Because Newkirk had no historical access to Benga, the public sensation via personal violation, she had the challenging task of writing around the man at the center of the monkey cage—the “prey for a merciless hunter.” That hunter’s name is Samuel Phillips Verner, and he is the central subject of this merciless defilement. He proves the old adage that some people in life pose as a friend in order to get into position as a more effective enemy.

Verner is, in many ways, the quintessential unapologetic white man for this type of unapologetically harsh story, fitting the perfect casting call for the benevolent white American liberal who interrupts African life for gold, status and power. He is a liar and thief who camouflages his character through the chronological guises of missionary, then adventurer, and finally an amateur “scientist” and “African expert” in this white world of European and American pseudo-science. In the histories and academic studies written and embedded by white men, he is the man who did well by doing good. Newkirk exposes his decades of shameless, opportunistic motives and behavior in what should be called visionist history.

Belgian King Leopold II’s shadow, and especially the mass graveyards of his uncounted African victims, loom over this work. Benga’s “rescue” by Verner, while the “hero” cuts business deals almost every waking hour, is symbolic of the American complicity in the raping of the continent by Europe. (As Newkirk shows, Belgium’s public relations campaign to get greedy American imperialists on its side—with Verner as one of many leaders—was quite successful, while it lasted.) The public shaming of white supremacy in the Congo by true heroes Mark Twain, George Washington Williams and Booker T. Washington are mentioned, but it is Verner’s ruthless ambitions that solidify the book’s central vortex.

Meanwhile, Benga—who a New York Times editorial charitably described as “a human being, of a sort”—resisted his captors as best he could, being a stranger in an absurd land surrounded by paternalistic friends. One day, he defies the zookeepers by physically fighting them. When he was physically prodded by the rowdy throngs that crowded the park to see him, he struck back. When he was allowed to roam the park, and another horde decided to track him, he fired an arrow at one of the rabble. He pulled a knife against a handler. Later, when he was moved to a museum, he attempted to escape. And finally, now years separated from his village, refusing to ask his former captors for help getting back to the Congo, he does what he must to ease his deepening depression. The author allows Benga’s actions to speak above the crushing waves of this psychologically tortuous history.

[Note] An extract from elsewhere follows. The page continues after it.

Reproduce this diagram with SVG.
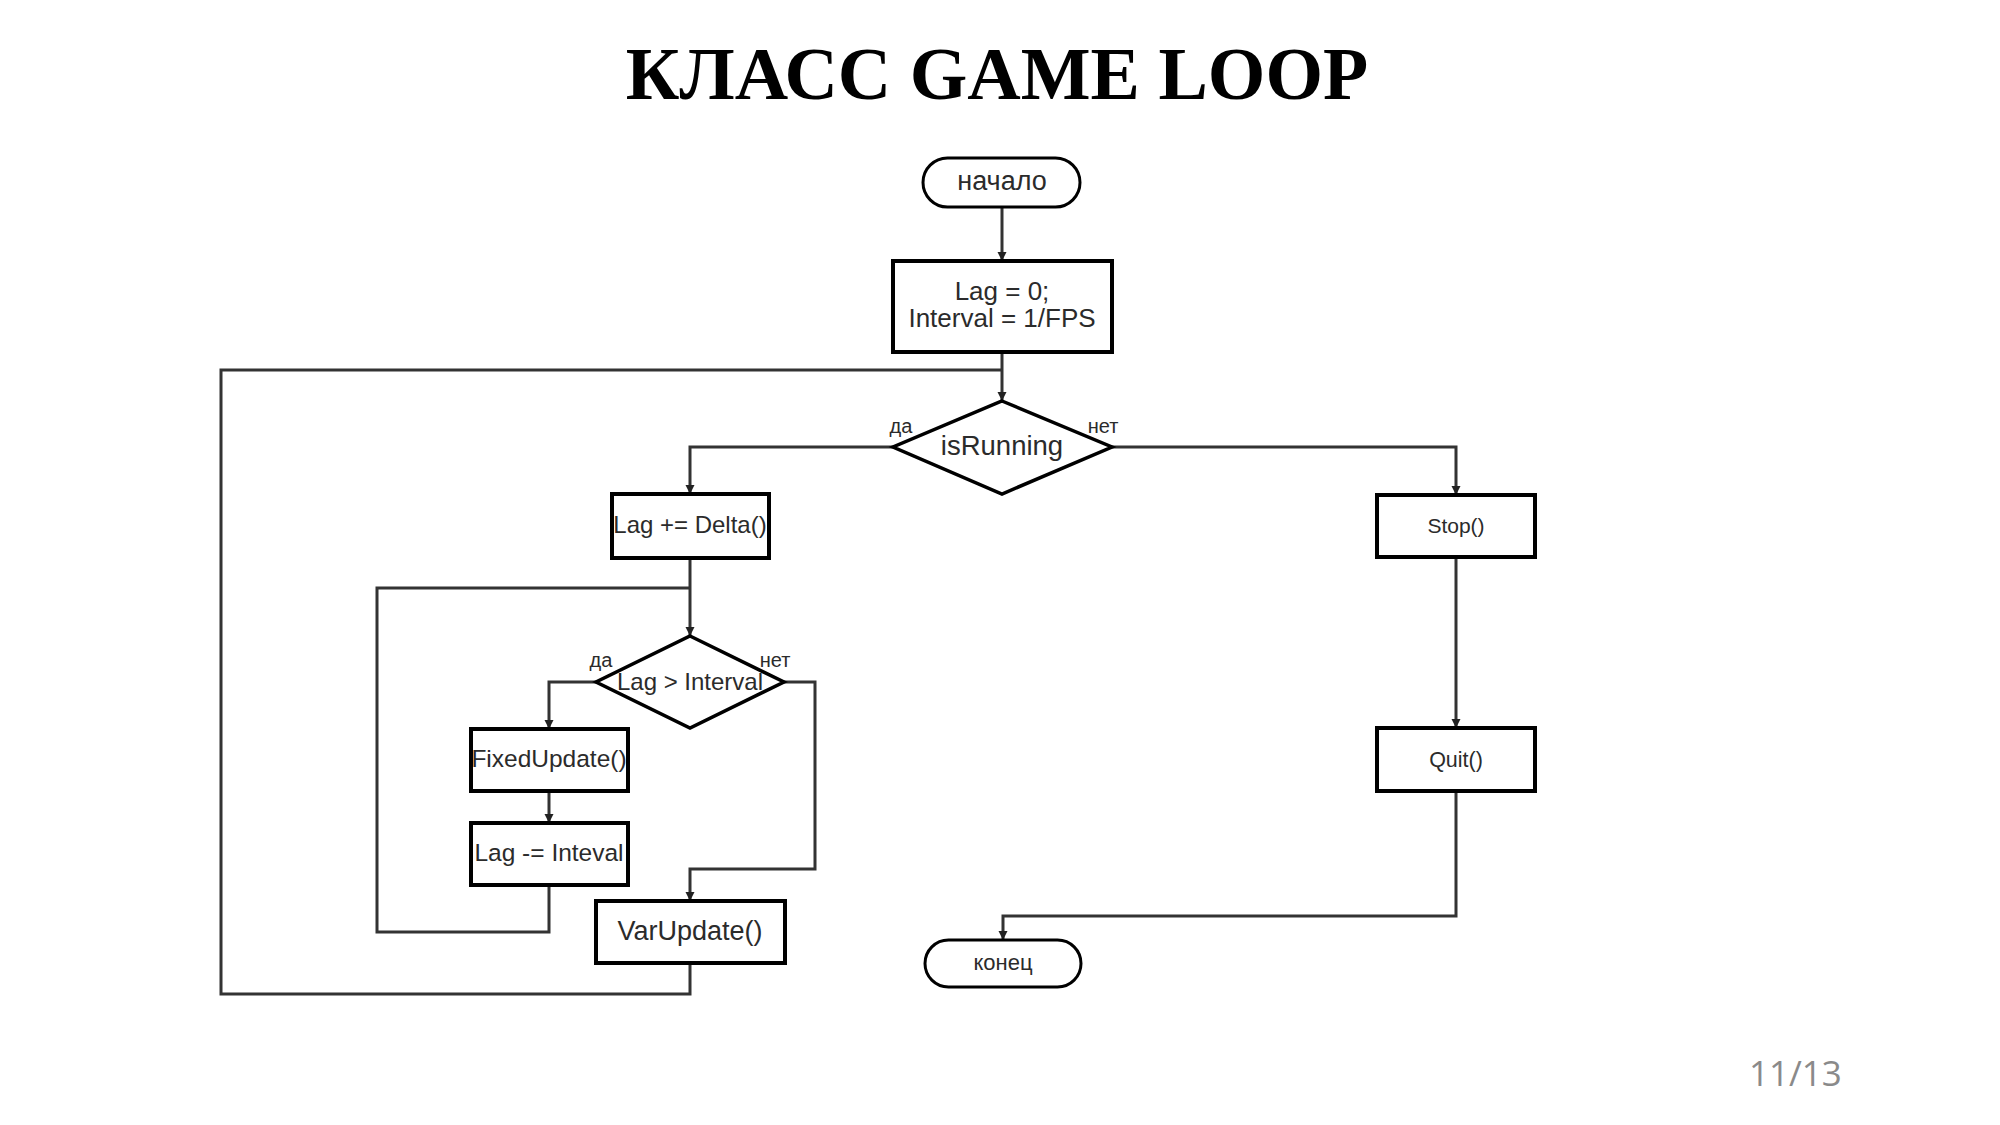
<svg xmlns="http://www.w3.org/2000/svg" width="2000" height="1125" viewBox="0 0 2000 1125">
<style>
.bg{fill:#ffffff}
.title{font-family:"Liberation Serif","Times New Roman",serif;font-weight:bold;font-size:74px;fill:#000;text-anchor:middle}
.page{font-family:"Open Sans","Noto Sans",sans-serif;font-size:35px;fill:#8a8a8a}
.box{fill:#fff;stroke:#000;stroke-width:4}
.term{fill:#fff;stroke:#000;stroke-width:3}
.dia{fill:#fff;stroke:#000;stroke-width:3.5}
.t{font-family:"Liberation Sans",Arial,sans-serif;fill:#2b2b2b;text-anchor:middle}
.lbl{font-family:"Liberation Sans",Arial,sans-serif;fill:#2b2b2b;text-anchor:middle;font-size:20px}
.c{fill:none;stroke:#333;stroke-width:3}
.ca{fill:none;stroke:#333;stroke-width:3;marker-end:url(#arr)}
</style>
<defs>
<marker id="arr" viewBox="0 0 10 10" refX="10" refY="5" markerWidth="3" markerHeight="3.5" orient="auto" markerUnits="strokeWidth">
<path d="M0,0 L10,5 L0,10 z" fill="#222"/>
</marker>
</defs>
<rect class="bg" x="0" y="0" width="2000" height="1125"/>
<text class="title" x="997" y="99">КЛАСС GAME LOOP</text>
<text class="page" x="1749" y="1086">11/13</text>

<g id="connectors">
<path class="ca" d="M1002,207 V261"/>
<path class="ca" d="M1002,352 V401"/>
<path class="ca" d="M893,447 H690 V494"/>
<path class="ca" d="M690,558 V636"/>
<path class="ca" d="M596,682 H549 V729"/>
<path class="ca" d="M549,791 V823"/>
<path class="c" d="M549,885 V932 H377 V588 H690"/>
<path class="ca" d="M784,682 H815 V869 H690 V901"/>
<path class="c" d="M690,963 V994 H221 V370 H1002"/>
<path class="ca" d="M1112,447 H1456 V495"/>
<path class="ca" d="M1456,557 V728"/>
<path class="ca" d="M1456,791 V916 H1003 V940"/>
</g>

<g id="start">
<rect class="term" x="923" y="158" width="157" height="49" rx="24.5"/>
<text class="t" x="1002" y="190" font-size="27">начало</text>
</g>
<g id="init">
<rect class="box" x="893" y="261" width="219" height="91"/>
<text class="t" x="1002" y="300" font-size="26">Lag = 0;</text>
<text class="t" x="1002" y="327" font-size="26">Interval = 1/FPS</text>
</g>
<g id="isRunning">
<polygon class="dia" points="1002,401 1112,447 1002,494 893,447"/>
<text class="t" x="1002" y="455" font-size="27.5">isRunning</text>
<text class="lbl" x="901" y="433">да</text>
<text class="lbl" x="1103" y="433">нет</text>
</g>
<g id="lagDelta">
<rect class="box" x="612" y="494" width="157" height="64"/>
<text class="t" x="690" y="533" font-size="24">Lag += Delta()</text>
</g>
<g id="lagInterval">
<polygon class="dia" points="690,636 784,682 690,728 596,682"/>
<text class="t" x="690" y="690" font-size="24">Lag &gt; Interval</text>
<text class="lbl" x="601" y="667">да</text>
<text class="lbl" x="775" y="667">нет</text>
</g>
<g id="fixedUpdate">
<rect class="box" x="471" y="729" width="157" height="62"/>
<text class="t" x="549" y="767" font-size="24.5">FixedUpdate()</text>
</g>
<g id="lagMinus">
<rect class="box" x="471" y="823" width="157" height="62"/>
<text class="t" x="549" y="861" font-size="24.5">Lag -= Inteval</text>
</g>
<g id="varUpdate">
<rect class="box" x="596" y="901" width="189" height="62"/>
<text class="t" x="690" y="940" font-size="27">VarUpdate()</text>
</g>
<g id="stop">
<rect class="box" x="1377" y="495" width="158" height="62"/>
<text class="t" x="1456" y="533" font-size="21">Stop()</text>
</g>
<g id="quit">
<rect class="box" x="1377" y="728" width="158" height="63"/>
<text class="t" x="1456" y="767" font-size="21.5">Quit()</text>
</g>
<g id="end">
<rect class="term" x="925" y="940" width="156" height="47" rx="23.5"/>
<text class="t" x="1003" y="970" font-size="22">конец</text>
</g>
</svg>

The Bronx Zoo, the Smithsonian Institution, the Museum of Natural History, the National Geographic Society and their institutional fellow travelers in quantitative academia—all historic bastions of elite, white male privilege—will have a lot of questions asked by Newkirk’s readers to answer. Complicity in the crimes against African humanity connects like amber waves of grain. “Me no like America,” Benga said from his cage.

Frederick Douglass said in a famous 1852 speech that the United States of America was guilty of “crimes that would disgrace a nation of savages.” This superb book proves that postulate again, right in time for recent, post-modern generations of Americans who seriously need to come to terms with that consistent, historical truth.